The presentation was titled, "Patient Safety: Getting Sustainable Improvement." Oh, boy. Another Power Point by a government wonk, giving yet another reason to ditch part of a Hospital Council conference and instead stroll the Monterey shoreline.
Turns out Dr. James P. Bagian is a good deal larger than life, for a slightly built anesthesiologist. He's flown into space twice, investigated a shuttle disaster, is a snow-and-ice rescue technique instructor, a free-fall parachutist, a jet/helicopter/prop/glider pilot and an expert in medical safety for the Veterans Administration.
One of his points: Studies show the average hospital patient gets the wrong medicine once out of every 10 times. Would you fly in a passenger jet with those odds, Bagian asked, or go to a McDonald's with that record of getting your order right?

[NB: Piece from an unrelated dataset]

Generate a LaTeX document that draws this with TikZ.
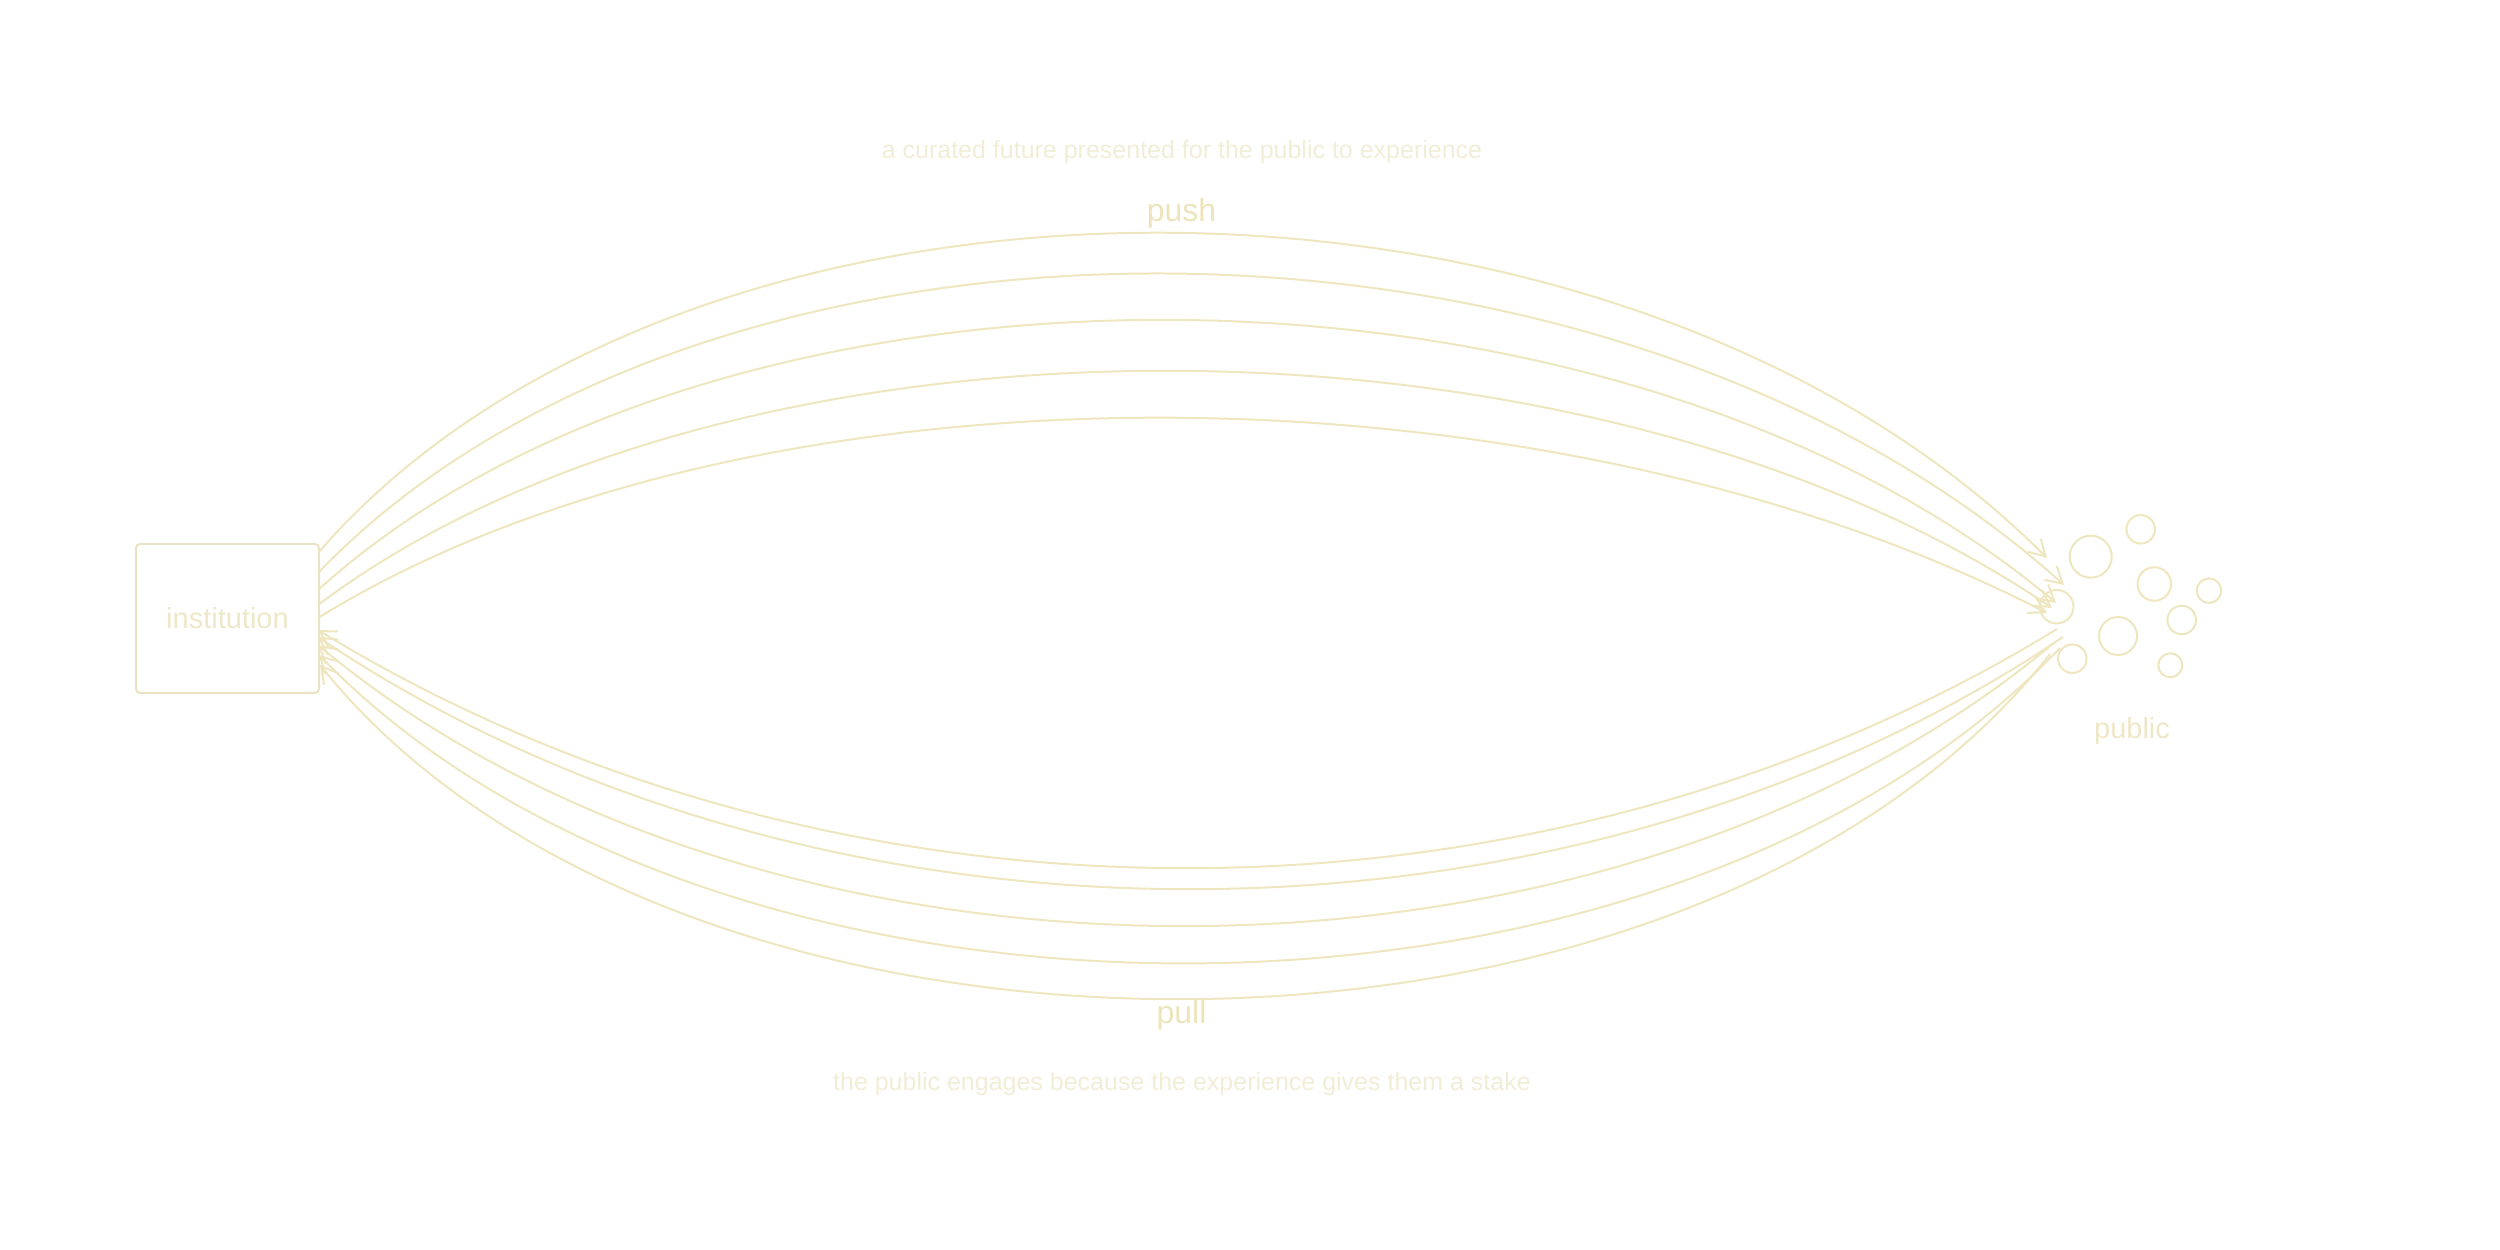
\documentclass[tikz,border=0pt]{standalone}
\usepackage{fontspec}
\setmainfont{Liberation Sans}
\usetikzlibrary{arrows.meta}
\definecolor{ln}{HTML}{EEE6BF}
\definecolor{boxln}{HTML}{E9E2C4}
\definecolor{lbl}{HTML}{EEE7C8}
\definecolor{cap}{HTML}{F2EDD7}
\definecolor{pp}{HTML}{EDE4BC}
\begin{document}
\begin{tikzpicture}[x=0.4pt,y=-0.4pt,
  flow/.style={draw=ln, line width=0.8pt, -{Straight Barb[length=6.4pt,width=7.4pt,line width=0.8pt]}},
  crowd/.style={circle, draw=ln, line width=0.8pt, inner sep=0pt},
  instbox/.style={draw=boxln, line width=0.8pt, rounded corners=1.6pt, minimum width=73.2pt, minimum height=59.6pt, inner sep=0pt, text=lbl, font=\fontsize{11.6pt}{13pt}\selectfont},
  captxt/.style={text=cap, font=\fontsize{10pt}{12pt}\selectfont, anchor=base, inner sep=0pt},
  pptxt/.style={text=pp, font=\fontsize{12.8pt}{15pt}\selectfont, anchor=base, inner sep=0pt},
  pubtxt/.style={text=lbl, font=\fontsize{11.6pt}{13pt}\selectfont, anchor=base, inner sep=0pt}]
\useasboundingbox (0,0) rectangle (2500,1250);

% institution
\node[instbox] (inst) at (227.5,618.5) {\raisebox{-1.2pt}{institution}};

% public crowd
\node[crowd, minimum size=16.8pt] (pa) at (2090.7,556.7) {};
\node[crowd, minimum size=11.4pt] (pb) at (2140.7,529.3) {};
\node[crowd, minimum size=13.4pt] (pc) at (2154.3,584) {};
\node[crowd, minimum size=9.8pt]  (pd) at (2209,590.7) {};
\node[crowd, minimum size=11.4pt] (pe) at (2181.7,620) {};
\node[crowd, minimum size=13.4pt] (pf) at (2056.7,606.7) {};
\node[crowd, minimum size=15.2pt] (pg) at (2118,636) {};
\node[crowd, minimum size=11.4pt] (ph) at (2072.3,658.7) {};
\node[crowd, minimum size=9.6pt]  (pi) at (2170.3,665.3) {};
\node[pubtxt] (publbl) at (2132,739) {public};

% labels
\node[captxt] (toptxt) at (1182,159) {a curated future presented for the public to experience};
\node[pptxt] (push) at (1181.5,222) {push};
\node[pptxt] (pull) at (1181.5,1023) {pull};
\node[captxt] (bottxt) at (1182,1090) {the public engages because the experience gives them a stake};

% push anchors
\coordinate (s1) at (318,553);
\coordinate (s2) at (318,573);
\coordinate (s3) at (318,590);
\coordinate (s4) at (318,605);
\coordinate (s5) at (318,618);
\coordinate (t1) at (2047,558);
\coordinate (t2) at (2064,585);
\coordinate (t3) at (2056,603);
\coordinate (t4) at (2052,608);
\coordinate (t5) at (2047,613);

\draw[flow] (s1) .. controls (688,125.5) and (1615,125.5) .. (t1);
\draw[flow] (s2) .. controls (703,172) and (1605,172) .. (t2);
\draw[flow] (s3) .. controls (718,228) and (1610,228) .. (t3);
\draw[flow] (s4) .. controls (733,292.5) and (1588,292.5) .. (t4);
\draw[flow] (s5) .. controls (748,352) and (1540,352) .. (t5);

% pull anchors
\coordinate (q1) at (2057,629);
\coordinate (q2) at (2063,637);
\coordinate (q3) at (2055,642);
\coordinate (q4) at (2060,648);
\coordinate (q5) at (2050,654);
\coordinate (e1) at (318,630);
\coordinate (e2) at (318,637);
\coordinate (e3) at (318,645);
\coordinate (e4) at (319,655);
\coordinate (e5) at (320,665);

\draw[flow] (q1) .. controls (1537,947.5) and (838,947.5) .. (e1);
\draw[flow] (q2) .. controls (1563,973) and (818,973) .. (e2);
\draw[flow] (q3) .. controls (1605,1020) and (768,1020) .. (e3);
\draw[flow] (q4) .. controls (1660,1067) and (719,1067) .. (e4);
\draw[flow] (q5) .. controls (1690,1112) and (680,1112) .. (e5);
\end{tikzpicture}
\end{document}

When he went cross country to visit his ailing mother, Bagian found that she was being given the wrong meds repeatedly despite protesting to the administering nurse. He checked his mother's chart and found glaring omissions.
And one of Bagian's a bit icky, but powerful illustrations: In an airline crash, the pilot is always the first on the scene. So, when a hospital patient acquires a central line infection (a catheter-related bloodstream infection), Bagian wondered if such lapses might diminish if the attending physician and his family were injected with the patient's germs. "You need to have skin in the game," he said, to build a culture of quality. It's a bit like ham and eggs -- the chicken is involved but the pig is committed.